The Porridge Club

The Porridge Club raises funds for 2 areas: Mrs Mweete’s Porridge Club and the Sisters of Mercy Nutrition Programme.

The Porridge Club runs at Luyobolola Community Primary School in Mazabuka. Over 700 children attend the school for free each day and are provided with a bowl of nutritionally balanced porridge during one of the breaks between lessons. For many of these children, the meal provided through the Porridge Club may be the only meal they have that day. Some families can only afford to feed one of their children each day, so the others may go hungry for two or more days. The porridge provided at school not only gives the children vital nutrients, but has also improved attendance at school and increased children’s ability to concentrate and learn, meaning they are able to get the most from their education.

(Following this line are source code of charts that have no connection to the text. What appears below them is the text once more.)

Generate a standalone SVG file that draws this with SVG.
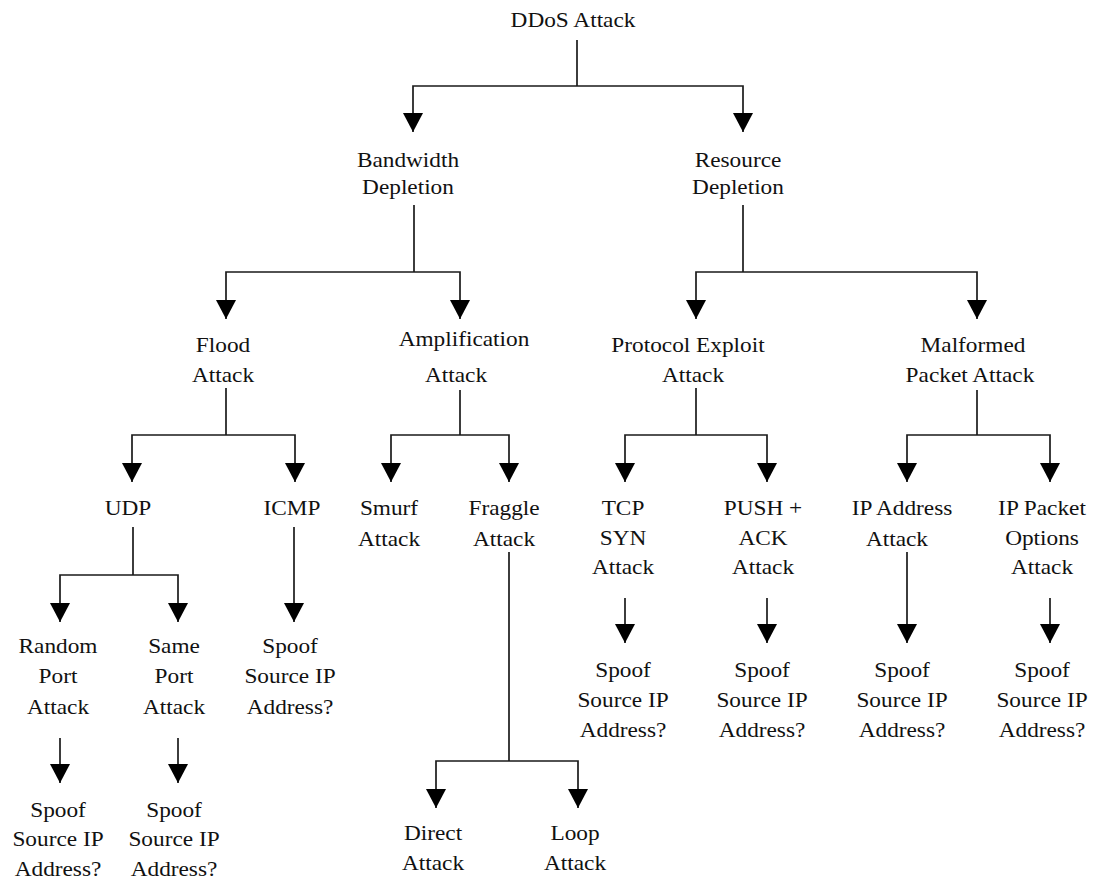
<svg xmlns="http://www.w3.org/2000/svg" width="1103" height="881" viewBox="0 0 1103 881">
<style>
text{font-family:"Liberation Serif","Times New Roman",serif;font-size:20px;fill:#111;text-anchor:middle}
.c{fill:none;stroke:#1a1a1a;stroke-width:1.7}
</style>
<defs>
<marker id="ah" markerUnits="userSpaceOnUse" viewBox="0 0 19 20" markerWidth="19" markerHeight="20" refX="19" refY="10" orient="auto">
<path d="M0,0 L19,10 L0,20 Z" fill="#000"/>
</marker>
</defs>
<rect width="1103" height="881" fill="#fff"/>
<g id="connectors">
<path class="c" d="M577,40 V86"/>
<path class="c" d="M577,86 H413 V132" marker-end="url(#ah)"/>
<path class="c" d="M577,86 H743 V132" marker-end="url(#ah)"/>
<path class="c" d="M414,205 V272"/>
<path class="c" d="M414,272 H226 V319" marker-end="url(#ah)"/>
<path class="c" d="M414,272 H460 V319" marker-end="url(#ah)"/>
<path class="c" d="M743,205 V272"/>
<path class="c" d="M743,272 H696 V319" marker-end="url(#ah)"/>
<path class="c" d="M743,272 H977 V319" marker-end="url(#ah)"/>
<path class="c" d="M226,388 V435"/>
<path class="c" d="M226,435 H132 V482" marker-end="url(#ah)"/>
<path class="c" d="M226,435 H295 V482" marker-end="url(#ah)"/>
<path class="c" d="M460,390 V435"/>
<path class="c" d="M460,435 H391 V482" marker-end="url(#ah)"/>
<path class="c" d="M460,435 H509 V482" marker-end="url(#ah)"/>
<path class="c" d="M696,388 V435"/>
<path class="c" d="M696,435 H625 V482" marker-end="url(#ah)"/>
<path class="c" d="M696,435 H767 V482" marker-end="url(#ah)"/>
<path class="c" d="M977,390 V435"/>
<path class="c" d="M977,435 H907 V482" marker-end="url(#ah)"/>
<path class="c" d="M977,435 H1050 V482" marker-end="url(#ah)"/>
<path class="c" d="M133,527 V575"/>
<path class="c" d="M133,575 H60 V622" marker-end="url(#ah)"/>
<path class="c" d="M133,575 H178 V622" marker-end="url(#ah)"/>
<path class="c" d="M294,527 V622" marker-end="url(#ah)"/>
<path class="c" d="M509,552 V761"/>
<path class="c" d="M509,761 H436 V808" marker-end="url(#ah)"/>
<path class="c" d="M509,761 H578 V808" marker-end="url(#ah)"/>
<path class="c" d="M625,598 V643" marker-end="url(#ah)"/>
<path class="c" d="M767,598 V643" marker-end="url(#ah)"/>
<path class="c" d="M907,552 V643" marker-end="url(#ah)"/>
<path class="c" d="M1050,598 V643" marker-end="url(#ah)"/>
<path class="c" d="M60,738 V783" marker-end="url(#ah)"/>
<path class="c" d="M178,738 V783" marker-end="url(#ah)"/>
</g>
<g id="n-ddos" transform="translate(573 0) scale(1.165 1)"><text y="27">DDoS Attack</text></g>
<g id="n-bandwidth" transform="translate(408 0) scale(1.165 1)"><text y="167">Bandwidth</text><text y="194">Depletion</text></g>
<g id="n-resource" transform="translate(738 0) scale(1.165 1)"><text y="167">Resource</text><text y="194">Depletion</text></g>
<g id="n-flood" transform="translate(223 0) scale(1.165 1)"><text y="352">Flood</text><text y="382">Attack</text></g>
<g id="n-amplification" transform="translate(460 0) scale(1.165 1)"><text x="3.4" y="346">Amplification</text><text x="-3.4" y="382">Attack</text></g>
<g id="n-protocol" transform="translate(690 0) scale(1.165 1)"><text x="-1.7" y="352">Protocol Exploit</text><text x="2.6" y="382">Attack</text></g>
<g id="n-malformed" transform="translate(971 0) scale(1.165 1)"><text x="1.7" y="352">Malformed</text><text x="-0.9" y="382">Packet Attack</text></g>
<g id="n-udp" transform="translate(128 0) scale(1.165 1)"><text y="515">UDP</text></g>
<g id="n-icmp" transform="translate(292 0) scale(1.165 1)"><text y="515">ICMP</text></g>
<g id="n-smurf" transform="translate(389 0) scale(1.165 1)"><text y="515">Smurf</text><text y="546">Attack</text></g>
<g id="n-fraggle" transform="translate(504 0) scale(1.165 1)"><text y="515">Fraggle</text><text y="546">Attack</text></g>
<g id="n-tcpsyn" transform="translate(623 0) scale(1.165 1)"><text y="515">TCP</text><text y="545">SYN</text><text y="574">Attack</text></g>
<g id="n-pushack" transform="translate(763 0) scale(1.165 1)"><text y="515">PUSH +</text><text y="545">ACK</text><text y="574">Attack</text></g>
<g id="n-ipaddress" transform="translate(900 0) scale(1.165 1)"><text x="1.7" y="515">IP Address</text><text x="-2.6" y="546">Attack</text></g>
<g id="n-ippacket" transform="translate(1042 0) scale(1.165 1)"><text y="515">IP Packet</text><text y="545">Options</text><text y="574">Attack</text></g>
<g id="n-randomport" transform="translate(58 0) scale(1.165 1)"><text y="653">Random</text><text y="683">Port</text><text y="714">Attack</text></g>
<g id="n-sameport" transform="translate(174 0) scale(1.165 1)"><text y="653">Same</text><text y="683">Port</text><text y="714">Attack</text></g>
<g id="n-spoof-icmp" transform="translate(290 0) scale(1.165 1)"><text y="653">Spoof</text><text y="683">Source IP</text><text y="714">Address?</text></g>
<g id="n-spoof-random" transform="translate(58 0) scale(1.165 1)"><text y="817">Spoof</text><text y="846">Source IP</text><text y="876">Address?</text></g>
<g id="n-spoof-same" transform="translate(174 0) scale(1.165 1)"><text y="817">Spoof</text><text y="846">Source IP</text><text y="876">Address?</text></g>
<g id="n-direct" transform="translate(433 0) scale(1.165 1)"><text y="840">Direct</text><text y="870">Attack</text></g>
<g id="n-loop" transform="translate(575 0) scale(1.165 1)"><text y="840">Loop</text><text y="870">Attack</text></g>
<g id="n-spoof-tcp" transform="translate(623 0) scale(1.165 1)"><text y="677">Spoof</text><text y="707">Source IP</text><text y="737">Address?</text></g>
<g id="n-spoof-push" transform="translate(762 0) scale(1.165 1)"><text y="677">Spoof</text><text y="707">Source IP</text><text y="737">Address?</text></g>
<g id="n-spoof-ipaddr" transform="translate(902 0) scale(1.165 1)"><text y="677">Spoof</text><text y="707">Source IP</text><text y="737">Address?</text></g>
<g id="n-spoof-ippkt" transform="translate(1042 0) scale(1.165 1)"><text y="677">Spoof</text><text y="707">Source IP</text><text y="737">Address?</text></g>
</svg>
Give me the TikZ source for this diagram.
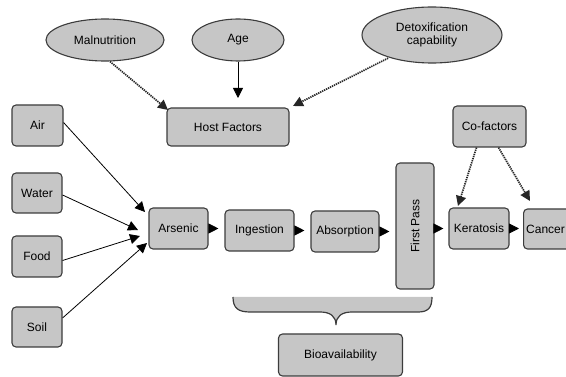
\documentclass[tikz,border=0pt]{standalone}
\usepackage{fontspec}
\setmainfont{Liberation Sans}
\usetikzlibrary{shapes.geometric,arrows.meta}
\definecolor{boxfill}{HTML}{C6C6C6}
\definecolor{boxline}{HTML}{3C3C3C}
\tikzset{
  base/.style={draw=boxline, fill=boxfill, line width=1.1pt, inner sep=0pt, font=\fontsize{12}{13}\selectfont, text=black},
  rbox/.style={base, rectangle, rounded corners=4pt},
  oval/.style={base, ellipse, align=center},
  arr/.style={-{Triangle[length=10pt,width=10pt]}, line width=0.8pt, draw=black},
  dotarr/.style={arr, dash pattern=on 1.3pt off 0.9pt, line width=1.7pt, draw=black!85},
  lbl/.style={font=\fontsize{12}{13}\selectfont, text=black, inner sep=0pt},
}
\begin{document}
\begin{tikzpicture}[x=1pt,y=-1pt]
\useasboundingbox (0,0) rectangle (566,377);
\clip (0,0) rectangle (566,377);
% ellipses
\node[oval, minimum width=118pt, minimum height=42pt] (mal) at (105,40) {Malnutrition};
\node[oval, minimum width=92pt, minimum height=42pt] (age) at (238,40) {Age};
\node[oval, minimum width=140pt, minimum height=56pt] (det) at (432,35) {Detoxification\\capability};
% boxes
\node[rbox, minimum width=122pt, minimum height=38pt] (host) at (228,127) {Host Factors};
\node[rbox, minimum width=73pt, minimum height=41pt] (cof) at (489.5,126.5) {Co-factors};
\node[rbox, minimum width=51pt, minimum height=41pt] (air) at (37.5,125.5) {Air};
\node[rbox, minimum width=50pt, minimum height=40pt] (water) at (37,193) {Water};
\node[rbox, minimum width=50pt, minimum height=41pt] (food) at (37,256.5) {Food};
\node[rbox, minimum width=50pt, minimum height=40pt] (soil) at (37,327) {Soil};
\node[rbox, minimum width=59pt, minimum height=41pt] (ars) at (178.5,228.5) {Arsenic};
\node[rbox, minimum width=69pt, minimum height=41pt] (ing) at (259.5,230.5) {Ingestion};
\node[rbox, minimum width=68pt, minimum height=41pt] (abs) at (345,231.5) {Absorption};
\node[rbox, minimum width=38pt, minimum height=126pt] (fp) at (415,226) {};
\node[lbl, rotate=90] (fptext) at (fp.center) {First Pass};
\node[rbox, minimum width=60pt, minimum height=41pt] (ker) at (479,228.5) {Keratosis};
\node[rbox, minimum width=62pt, minimum height=40pt, anchor=west] (can) at (523,229) {};
\node[lbl, anchor=west] (cantext) at (526,229) {Cancer};
\node[rbox, minimum width=124pt, minimum height=42pt] (bio) at (340.5,355) {Bioavailability};
% brace
\fill[boxfill] (233,297) .. controls (233,308) and (238,312) .. (250,312) -- (320,312)
  .. controls (330,312) and (336,316) .. (336,325)
  .. controls (336,316) and (342,312) .. (352,312) -- (418,312)
  .. controls (428,312) and (432,308) .. (432,297) -- cycle;
\draw[boxline, line width=1.2pt] (233,297) .. controls (233,308) and (238,312) .. (250,312) -- (320,312)
  .. controls (330,312) and (336,316) .. (336,325)
  .. controls (336,316) and (342,312) .. (352,312) -- (418,312)
  .. controls (428,312) and (432,308) .. (432,297);
% host factor arrows
\coordinate (hostm) at (168,110);
\coordinate (hosta) at (238,98);
\coordinate (hostd) at (293,106);
\draw[dotarr] (mal.south) ++(5,0) -- (hostm);
\draw[arr] (age.south) -- (hosta);
\draw[dotarr] (det.south west) ++(6,3) -- (hostd);
% sources to arsenic
\coordinate (a1) at (145,212);
\coordinate (a2) at (138,230);
\coordinate (a3) at (140,236);
\coordinate (a4) at (147,243);
\draw[arr] (air.east) ++(0,-3) -- (a1);
\draw[arr] (water.east) ++(0,2) -- (a2);
\draw[arr] (food.east) ++(0,4) -- (a3);
\draw[arr] (soil.east) ++(0,-9) -- (a4);
% chain
\draw[arr, shorten >=6pt] (ars.east) -- (ars.east -| ing.west);
\draw[arr, shorten >=6pt] (ing.east) -- (ing.east -| abs.west);
\draw[arr, shorten >=6pt] (abs.east) -- (abs.east -| fp.west);
\draw[arr, shorten >=5pt] (fp.east |- ker.west) -- (ker.west);
\draw[arr, shorten >=4pt] (ker.east) -- (ker.east -| can.west);
% cofactors
\coordinate (k1) at (458,206);
\coordinate (c1) at (530,201);
\draw[dotarr] (cof.south) ++(-13,0) -- (k1);
\draw[dotarr] (cof.south) ++(9,0) -- (c1);
\end{tikzpicture}
\end{document}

The Sisters of Mercy Nutrition Programme operates in the wider community. Issues such as long-term illness and a lack of jobs leave many people unable to earn a living to support themselves and their families. The Sisters of Mercy aim to identify those in need to provide basic food items, clothing, blankets and other essentials. This offers a safety net to the most vulnerable people in the community.

Child eating porridge sat on a wall

Feeding one child porridge every day for a year costs just £10.

£10 is such a small cost, but makes a huge difference to the well-being of the children at Luyobolola Primary School and to those in need in the wider community.

Group of children eating porridge

Please Help Us

Over 700 individual students need feeding on a daily basis at Luyobolola Primary School. It costs just £10 to feed one student for a year, but that means we need to raise at least £7000 to ensure all the students at the school are fed every day. We also need a further £2000-3000 to support those in need in Mazabuka’s local community.

Eventually, we would like to support the school to grow their own crops and help teach the children farming skills. This would enable them to become more self-sufficient, as well as equipping their students with key life skills. However, this brings its own challenges, as the school would require transport to get to their land, as well as the tools and seeds to enable them to start farming.